The Indian Child Welfare Act


Congress passed the Indian Child Welfare Act (ICWA) in 1978 in what they say was a response to a high number of Indian children being removed from their homes by both public and private agencies. ICWA gives tribal governments a strong voice concerning child custody proceedings which involve Indian children, by allocating tribes exclusive jurisdiction over the case when the child resides on, or is domiciled on, the reservation, or when the child is a ward of the tribe; and concurrent, but presumptive, jurisdiction over non-reservation Native Americans’ foster care placement proceedings.

However, questions arise over the motivation of the act when, according to the 2000 census, approximately 75% of people claiming to have American Indian or Alaska Native ancestry live outside the reservation. Further, interracial marriages are a fact of life. It is must be recognized that most children of heritage live off the reservation and have extended family that are non-tribal. Thus, family members have been removing their children from the reservations at a much higher rate than social services had.

Though supporters of the Indian Child Welfare Act say it has safeguards to prevent misuse, numerous multi-racial children across the U.S have been hurt by it. Children who have never been near a reservation nor involved in tribal customs are affected. The Cherokee Nation alone is currently tied up in about 1,100 active Indian Child Welfare cases involving some 1,500 children.  How many of these children are in the care of social services, versus living in stable situations with non-tribal relatives and pre-adoptive homes?

Tragically, under the Indian Child Welfare Act:

1)  Some children have been removed from safe, loving homes and placed in danger

2)  Equal opportunities for adoption, safety and stability are not always available to children of all heritages

3)  The Constitutional right of parents to make life choices for their children, for children of Indian heritage to associate freely, and for children of Indian heritage to enjoy Equal Protection has in some cases been infringed upon.

We believe that adoptive parents need well-defined protections. These are the citizens among us that have been willing to set aside personal comforts and take in society’s neediest children. Adoptive parents take many risks in doing this, the least of which is finances. People build their lives around family. Adoptive parents risk not only their own hearts, but the hearts of any birth children they have as well as the hearts of their extended family. These parents have an investment in the families they are building and have a right to know that they can put their names on the adoption paper with confidence. If we, as a society, continue to abuse these parents, we will find fewer people willing to take the risk of adoption and more and more children will languish in foster homes.

We also believe that early childhood attachment is critical to the healthy development of any child. Attachment theory shows that children who are separated from parents in early infant years will go on to suffer a range of behavioral, emotional and mental health problems. These effects carry into adulthood, affecting interpersonal relationships, leading to serious emotional disturbance and even having the neurobiological effects of childhood neglect that can equal and even surpass the impact of abuse and trauma. This research clearly indicates that the best interest of Veronica would be to stay with Matt and Melanie who are the only parents she has ever known.

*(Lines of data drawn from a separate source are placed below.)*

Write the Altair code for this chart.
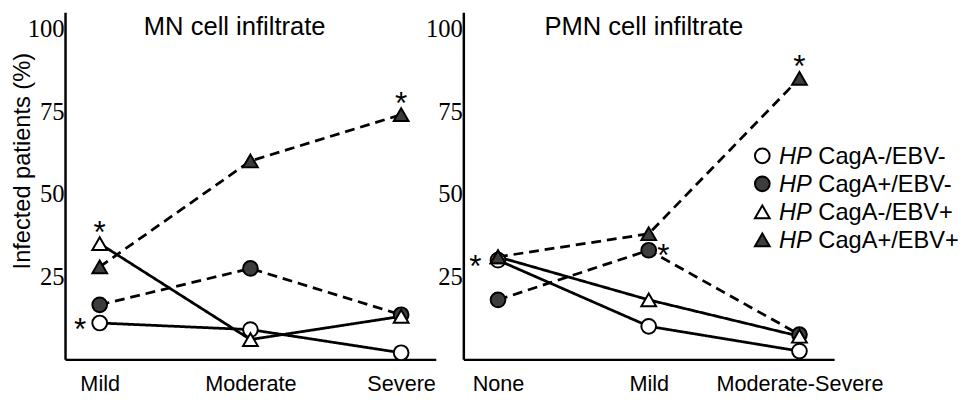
import altair as alt
import pandas as pd

# ---------------- data ----------------
series = ["CagA-/EBV-", "CagA+/EBV-", "CagA-/EBV+", "CagA+/EBV+"]
series_shapes = ["circle", "circle", "triangle-up", "triangle-up"]
series_fills = ["white", "#3d3d3d", "white", "#3d3d3d"]
series_dash = [[1, 0], [10, 6], [1, 0], [10, 6]]
series_sizes = [225, 225, 300, 300]

y_title = "Infected patients (%)"
y_tick_values = [25, 50, 75, 100]
legend_prefix = "HP"

mn_title = "MN cell infiltrate"
mn_categories = ["Mild", "Moderate", "Severe"]
mn_caganeg_ebvneg = [11, 9, 2]
mn_cagapos_ebvneg = [16.5, 27.5, 13.5]
mn_caganeg_ebvpos = [35, 6, 13]
mn_cagapos_ebvpos = [28, 60, 74]
mn_star_category = ["Mild", "Mild", "Severe"]
mn_star_value = [35, 11, 74]
mn_star_side = ["above", "left", "above"]

pmn_title = "PMN cell infiltrate"
pmn_categories = ["None", "Mild", "Moderate-Severe"]
pmn_caganeg_ebvneg = [30, 10, 2.5]
pmn_cagapos_ebvneg = [18, 33, 7.5]
pmn_caganeg_ebvpos = [31, 18, 7]
pmn_cagapos_ebvpos = [31, 38, 85]
pmn_star_category = ["None", "Mild", "Moderate-Severe"]
pmn_star_value = [31, 33, 85]
pmn_star_side = ["far-left", "right", "above"]

# ---------------- style ----------------
FONT = "Liberation Sans"
NARROW = "Liberation Sans Narrow"
PW, PH = 377, 353
AX_W = 2.5

star_offsets = {"above": (0, -1), "left": (-20, 17), "far-left": (-23, 20), "right": (15, 16)}


def long_df(categories, cols):
    rows = []
    for s, vals in zip(series, cols):
        for c, v in zip(categories, vals):
            rows.append({"category": c, "series": s, "value": v})
    return pd.DataFrame(rows)


def panel(categories, cols, star_cat, star_val, star_side, title, title_dx, show_y_title, legend):
    df = long_df(categories, cols)
    x = alt.X(
        "category:N",
        sort=categories,
        scale=alt.Scale(type="point", padding=0.23),
        axis=alt.Axis(
            title=None, labelAngle=0, ticks=False, labelFont=FONT, labelFontSize=22,
            labelColor="black", labelPadding=15, domainColor="black", domainWidth=AX_W,
            grid=False,
        ),
    )
    y = alt.Y(
        "value:Q",
        scale=alt.Scale(domain=[0, 105], nice=False, zero=True),
        axis=alt.Axis(
            values=y_tick_values, ticks=False, grid=False, labelFont=NARROW,
            labelFontSize=25, labelColor="black", labelPadding=1,
            domainColor="black", domainWidth=AX_W,
            title=y_title if show_y_title else None,
            titleFont=FONT, titleFontSize=24, titleFontWeight="normal", titleColor="black",
            titleX=-31, titleY=151, titleAngle=-90, titleBaseline="bottom", titleAlign="center",
        ),
    )
    shape = alt.Shape("series:N", scale=alt.Scale(domain=series, range=series_shapes), legend=None)
    fill = alt.Fill("series:N", scale=alt.Scale(domain=series, range=series_fills), legend=None)
    size = alt.Size("series:N", scale=alt.Scale(domain=series, range=series_sizes), legend=None)
    dash = alt.StrokeDash("series:N", scale=alt.Scale(domain=series, range=series_dash), legend=None)

    base = alt.Chart(df)
    lines = base.mark_line(color="black", strokeWidth=2.8).encode(
        x=x, y=y, detail="series:N", strokeDash=dash
    )
    pts = base.mark_point(filled=True, opacity=1, stroke="black", strokeWidth=2).encode(
        x=x, y=y, shape=shape, fill=fill, size=size
    )
    layers = [lines, pts]

    sdf = pd.DataFrame({"category": star_cat, "value": star_val, "side": star_side, "t": ["*"] * len(star_cat)})
    for side, (dx, dy) in star_offsets.items():
        sub = sdf[sdf["side"] == side]
        if len(sub) == 0:
            continue
        layers.append(
            alt.Chart(sub).mark_text(font=FONT, fontSize=32, dx=dx, dy=dy, baseline="alphabetic",
                                     align="center", color="black").encode(x=x, y=y, text="t:N")
        )

    tdf = pd.DataFrame({"t": [title]})
    layers.append(
        alt.Chart(tdf).mark_text(font=FONT, fontSize=26, baseline="alphabetic", align="center",
                                 color="black").encode(text="t:N", x=alt.value(PW / 2 + title_dx), y=alt.value(23))
    )

    if legend:
        ldf = pd.DataFrame({"series": series, "row": list(range(len(series))),
                            "hp": [legend_prefix] * len(series)})
        lb = alt.Chart(ldf).transform_calculate(ly="146 + 28.5 * datum.row", lt="datum.ly + 8.5")
        ly = alt.Y("ly:Q", scale=None, axis=None)
        lt = alt.Y("lt:Q", scale=None, axis=None)
        layers.append(
            lb.mark_point(filled=True, opacity=1, stroke="black", strokeWidth=2).encode(
                x=alt.value(304), y=ly, shape=shape, fill=fill, size=size)
        )
        layers.append(
            lb.mark_text(font=FONT, fontSize=24, fontStyle="italic", align="left", baseline="alphabetic",
                         color="black").encode(x=alt.value(321), y=lt, text="hp:N")
        )
        layers.append(
            lb.mark_text(font=FONT, fontSize=24, align="left", baseline="alphabetic",
                         color="black").encode(x=alt.value(361), y=lt, text="series:N")
        )

    return alt.layer(*layers).properties(width=PW, height=PH)


left = panel(mn_categories, [mn_caganeg_ebvneg, mn_cagapos_ebvneg, mn_caganeg_ebvpos, mn_cagapos_ebvpos],
             mn_star_category, mn_star_value, mn_star_side, mn_title, -16, True, False)
right = panel(pmn_categories, [pmn_caganeg_ebvneg, pmn_cagapos_ebvneg, pmn_caganeg_ebvpos, pmn_cagapos_ebvpos],
              pmn_star_category, pmn_star_value, pmn_star_side, pmn_title, -5, False, True)

chart = (
    alt.hconcat(left, right, spacing=28, bounds="flush")
    .properties(padding={"left": 2, "top": 1, "right": 0, "bottom": 0}, background="white")
    .configure_view(strokeWidth=0)
)

chart.save("out.html", embed_options={"renderer": "svg", "actions": False})
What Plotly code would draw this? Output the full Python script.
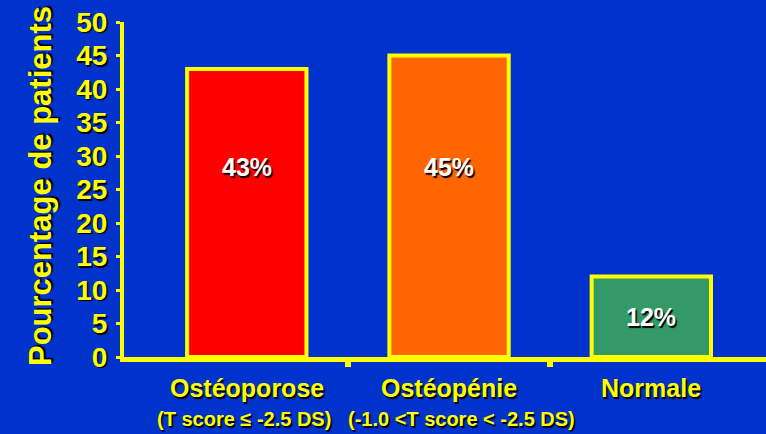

The Cherokee Nation has argued that Indian children don’t experience “attachment” like non-Indian children do because they are more likely to attach to the tribe rather than the primary caretakers. The problem with these studies is that they are based on a sample of children, in the 1970s, who were removed from their families (with whom they were bonded and attached) as children, not newborns. Most were put into foster homes or institutions before being adopted and placed in homes that had no interest in supporting their native heritage. Many of these children came from homes with problems of alcoholism and conflict and were often abused in their homes of origin as well as in their foster and adoptive homes. Rather than making a somewhat racist assumption that children of heritage are somehow inherently different than other children, aren’t these issues more likely to be the root of the problem? Yet, these factors are not given any weight by researchers as contributing to these outcomes.

More recently, some researchers are acknowledging that other factors may have contributed to these outcomes and that positive Native Transracial Adoptions are possible. This turning tide by researchers confirms “that the defining problem of Native Transracial Adoption has been misdiagnosed and the core problem is not identity or a lack of it, but racism, exacerbated by isolation and abuse in any form, which are more likely the sources of the problematic outcomes of Native Transracial Adoption.”

Even with significant relationship with Indian tribal culture, forced application of ICWA runs afoul of the Constitution in three ways:

  1. It impermissibly intrudes upon a power ordinarily reserved to the states.
  2. It improperly interferes with Indian children’s fundamental due process rights.
  3. On the sole basis of race, it deprives them of equal opportunities to be adopted that are available to non-Indian children.